Duluth Herald (1902)

The 1902 Duluth Herald Building and an unknown house later converted to the Herald’s annex ca. 1903, photographer unknown. [Image: UMD Martin Library]

424 West First Street | Architect: John De Waard | Built: 1902 | Extant (sort of…)

Anton Weiss, publisher of the Duluth Herald, visited the Twin Cities in January 1902, accompanied by archi-tect John de Waard. Together the pair was looking for ideas for a new home for the newspaper. Weiss planned to build along the lower 400 block of West First Street, just east of the new McKay Hotel. De Waard had even traveled to several other cities on behalf of Weiss, visiting modern newspaper operations in order to construct what the publication itself called “a thoroughly up-to-date newspaper home.” Despite this preparation, Weiss and his colleagues were leaving their undersized and already outdated 1892 building along Superior Street with some reluctance, stating that “there will always be be a tender spot in the hearts of all connected with The Herald for the old building.”

De Waard’s design called for a two-story Romanesque Revival building faced with brick and trimmed with brownstone. Its otherwise plain façade featured a large entrance topped with a Roman arch and a cornice with balustrades flanking a rounded pediment with a cartouche that carried the legend “1902 THE HERALD.” Large round finials stood atop the building’s corners and below the cornice a rectangle of light bulbs surrounded letters also outfitted with light bulbs that spelled out “THE DULUTH HERALD.” The newspaper moved to its new headquarters in late January 1903.

The 1902 Duluth Herald ca. 1925, photographer unknown. [Image: Zenith City Press]

The Herald and Duluth News-Tribune came under the same ownership in 1929. By then the Herald had purchased the Gothic Revival house pictured below immediately east of the Herald Building at 418–420 West First Street. The newspaper had renovated the house’s front façade into a large, wall-like structure called the Herald Annex. The photo at top indicates that the annex was connected to a modern building behind it. Directories referred to this complex as “Herald Square.”

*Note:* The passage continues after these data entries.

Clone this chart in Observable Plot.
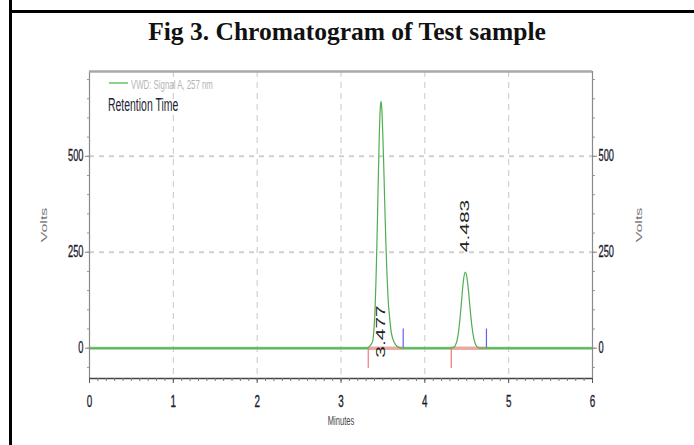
<!DOCTYPE html>
<html>
<head>
<meta charset="utf-8">
<script src="https://cdn.jsdelivr.net/npm/d3@7"></script>
<script src="https://cdn.jsdelivr.net/npm/@observablehq/plot@0.6"></script>
<style>
  body { margin: 0; background: #fff; }
  #wrap { position: relative; width: 694px; height: 445px; background: #fff; overflow: hidden; }
  .lg { position: absolute; white-space: nowrap; font-family: "Liberation Sans", Arial, sans-serif; transform: scaleX(0.58); transform-origin: left center; }
  g.hz text { stroke: #1b1b2e; stroke-width: 0.35px; }
</style>
</head>
<body>
<div id="wrap">
  <div style="position:absolute;left:9px;top:0;width:3px;height:445px;background:#000"></div>
  <div style="position:absolute;left:9px;top:10px;width:685px;height:3px;background:#000"></div>
  <div id="title" style="position:absolute;top:17px;left:0;width:694px;text-align:center;font:bold 25.5px/30px 'Liberation Serif','Times New Roman',serif;color:#111">Fig 3. Chromatogram of Test sample</div>
  <div id="chart" style="position:absolute;left:0;top:50px"></div>
  <div style="position:absolute;left:109px;top:82px;width:19px;height:2px;background:#8fcf8f"></div>
  <div class="lg" style="left:131px;top:77px;font-size:13.5px;line-height:15px;color:#b4b4b4">VWD: Signal A, 257 nm</div>
  <div class="lg" style="left:108px;top:95px;font-size:18px;line-height:20px;color:#1f2533">Retention Time</div>
</div>
<script>
// ---- data ----
const xTicks = [0, 1, 2, 3, 4, 5, 6];
const yTicks = [0, 250, 500];
const time  = [0, 3.30, 3.377, 3.387, 3.397, 3.407, 3.417, 3.427, 3.437, 3.447, 3.457, 3.467, 3.477,
               3.487, 3.497, 3.507, 3.517, 3.527, 3.537, 3.547, 3.557, 3.567, 3.577, 3.597, 3.617, 3.637, 3.667, 3.707, 3.75,
               4.30, 4.343, 4.363, 4.383, 4.403, 4.423, 4.443, 4.463, 4.483,
               4.503, 4.523, 4.543, 4.563, 4.583, 4.603, 4.623, 4.653, 6.0];
const volts = [0, 0, 17, 33, 62, 107, 174, 259, 359, 463, 555, 620, 643,
               623, 568, 498, 417, 337, 264, 202, 151, 111, 87, 45, 25, 14, 5, 1, 0,
               0, 2, 7, 19, 44, 85, 136, 181, 198,
               183, 144, 96, 55, 27, 11, 4, 0, 0];
const peakTimes  = [3.477, 4.483];
const peakLabels = ["3.477", "4.483"];
const labelVolts = [-25, 250];
const startTimes = [3.325, 4.315];
const endTimes   = [3.742, 4.735];

const trace = time.map((t, i) => ({t, v: volts[i]}));
const peaks = peakTimes.map((t, i) => ({t, v: labelVolts[i], label: peakLabels[i]}));
const segs = startTimes.map((s, i) => ({s, e: endTimes[i]}));
const minorX = d3.range(0, 61).map(i => i / 10);
const minorY = d3.range(-1, 15).map(i => i * 50);

const font = "'Liberation Sans', Arial, sans-serif";

const chart = Plot.plot({
  width: 694,
  height: 395,
  marginTop: 21,
  marginBottom: 67,
  marginLeft: 89,
  marginRight: 102,
  style: {fontFamily: font, fontSize: "16px", color: "#1a1a33", background: "transparent"},
  x: {domain: [0, 6], axis: null},
  y: {domain: [-79, 721], axis: null},
  marks: [
    Plot.gridX(xTicks.slice(1, -1), {stroke: "#c8c8c8", strokeDasharray: "6,5", strokeOpacity: 1}),
    Plot.gridY([250, 500], {stroke: "#d0d0d0", strokeDasharray: "5,5", strokeWidth: 2, strokeOpacity: 1}),
    Plot.ruleY([0], {stroke: "#84c784", strokeWidth: 3, strokeOpacity: 0.9}),
    Plot.link(segs, {x1: "s", x2: "e", y1: 0, y2: 0, stroke: "#f4a3a3", strokeWidth: 3}),
    Plot.ruleX(startTimes, {y1: 0, y2: -53, stroke: "#f07878", strokeWidth: 1.2}),
    Plot.ruleX(endTimes, {y1: 0, y2: 50, stroke: "#6060f0", strokeWidth: 1.2}),
    Plot.line(trace, {x: "t", y: "v", stroke: "#4fae4f", strokeWidth: 1.2, curve: "monotone-x"}),
    Plot.text(peaks, {x: "t", y: "v", text: "label", rotate: -90, textAnchor: "start", fontSize: 21,
      fill: "#222", className: "rot"}),
    // frame
    Plot.ruleX([0, 6], {stroke: "#8a8a8a", strokeWidth: 1.2}),
    Plot.ruleY([721], {stroke: "#a8a8a8", strokeWidth: 2.5}),
    Plot.ruleY([-79], {stroke: "#444", strokeWidth: 1.5}),
    // axes
    Plot.axisX({ticks: minorX, tickSize: 3, tickFormat: () => "", stroke: "#777", label: null}),
    Plot.axisX({ticks: xTicks, tickSize: 5, tickPadding: 11, stroke: "#555", fontSize: 17, fill: "#1b1b2e",
      tickFormat: d => String(d), label: null, className: "hz"}),
    Plot.axisY({ticks: minorY, anchor: "left", tickSize: 2, tickFormat: () => "", stroke: "#999", label: null}),
    Plot.axisY({ticks: minorY, anchor: "right", tickSize: 2, tickFormat: () => "", stroke: "#999", label: null}),
    Plot.axisY({ticks: yTicks, anchor: "left", tickSize: 4, tickPadding: 2, stroke: "#888", fontSize: 16, fill: "#1b1b2e",
      tickFormat: d => String(d), label: null, className: "hz"}),
    Plot.axisY({ticks: yTicks, anchor: "right", tickSize: 4, tickPadding: 2, stroke: "#888", fontSize: 16, fill: "#1b1b2e",
      tickFormat: d => String(d), label: null, className: "hz"}),
    Plot.text(["Volts"], {frameAnchor: "left", dx: -46, rotate: -90, textAnchor: "middle", fill: "#777", fontSize: 16, className: "rot"}),
    Plot.text(["Volts"], {frameAnchor: "right", dx: 46, rotate: -90, textAnchor: "middle", fill: "#777", fontSize: 16, className: "rot"}),
    Plot.text(["Minutes"], {frameAnchor: "bottom", dy: 46, fill: "#444", fontSize: 13, className: "hzl"})
  ]
});

// the source image is squeezed horizontally: narrow horizontal text, thin rotated text
const isPx = v => v != null && /^-?[\d.]+$/.test(v.trim());
function squeeze(sel, sx, sy) {
  sel.each(function () {
    let t = this.getAttribute("transform") || "";
    const x = this.getAttribute("x"), y = this.getAttribute("y");
    let tx = 0, ty = 0;
    if (isPx(x)) { tx = +x; this.removeAttribute("x"); }
    if (isPx(y)) { ty = +y; this.removeAttribute("y"); }
    if (tx || ty) t = `${t} translate(${tx},${ty})`;
    this.setAttribute("transform", `${t} scale(${sx},${sy})`);
  });
}
squeeze(d3.select(chart).selectAll("g.hz text, g.hzl text"), 0.58, 1);
squeeze(d3.select(chart).selectAll("g.rot text"), 1, 0.6);

document.getElementById("chart").appendChild(chart);
</script>
</body>
</html>
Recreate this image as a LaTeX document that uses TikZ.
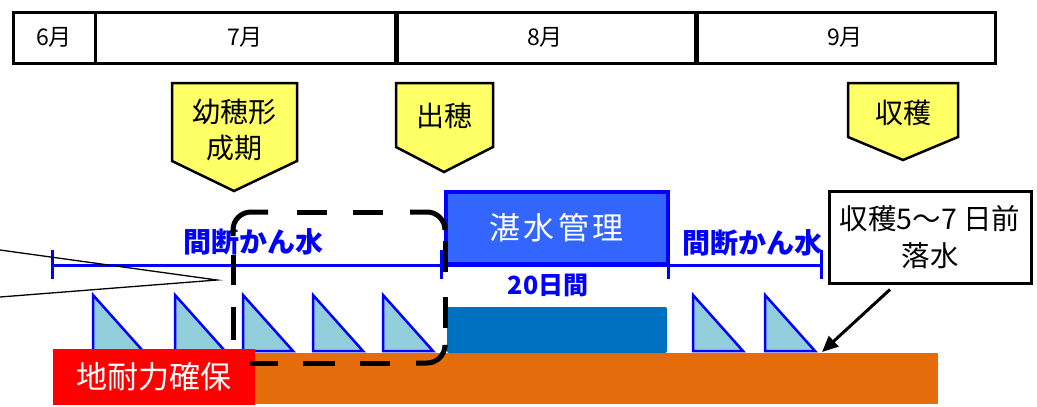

By 1940 both the Herald and the News Tribune were publishing out of the Herald Building. In 1952 a new structure, considered an addition to the Herald Building, replaced the old house as the annex. The McKay Hotel was demolished in the 1960s, after which the Herald Annex, the Herald Building, and a new structure over the former McKay footprint were combined with one uniform façade. In 1982 the two newspapers merged as the Duluth News-Tribune & Herald. The “& Herald” was dropped six years later.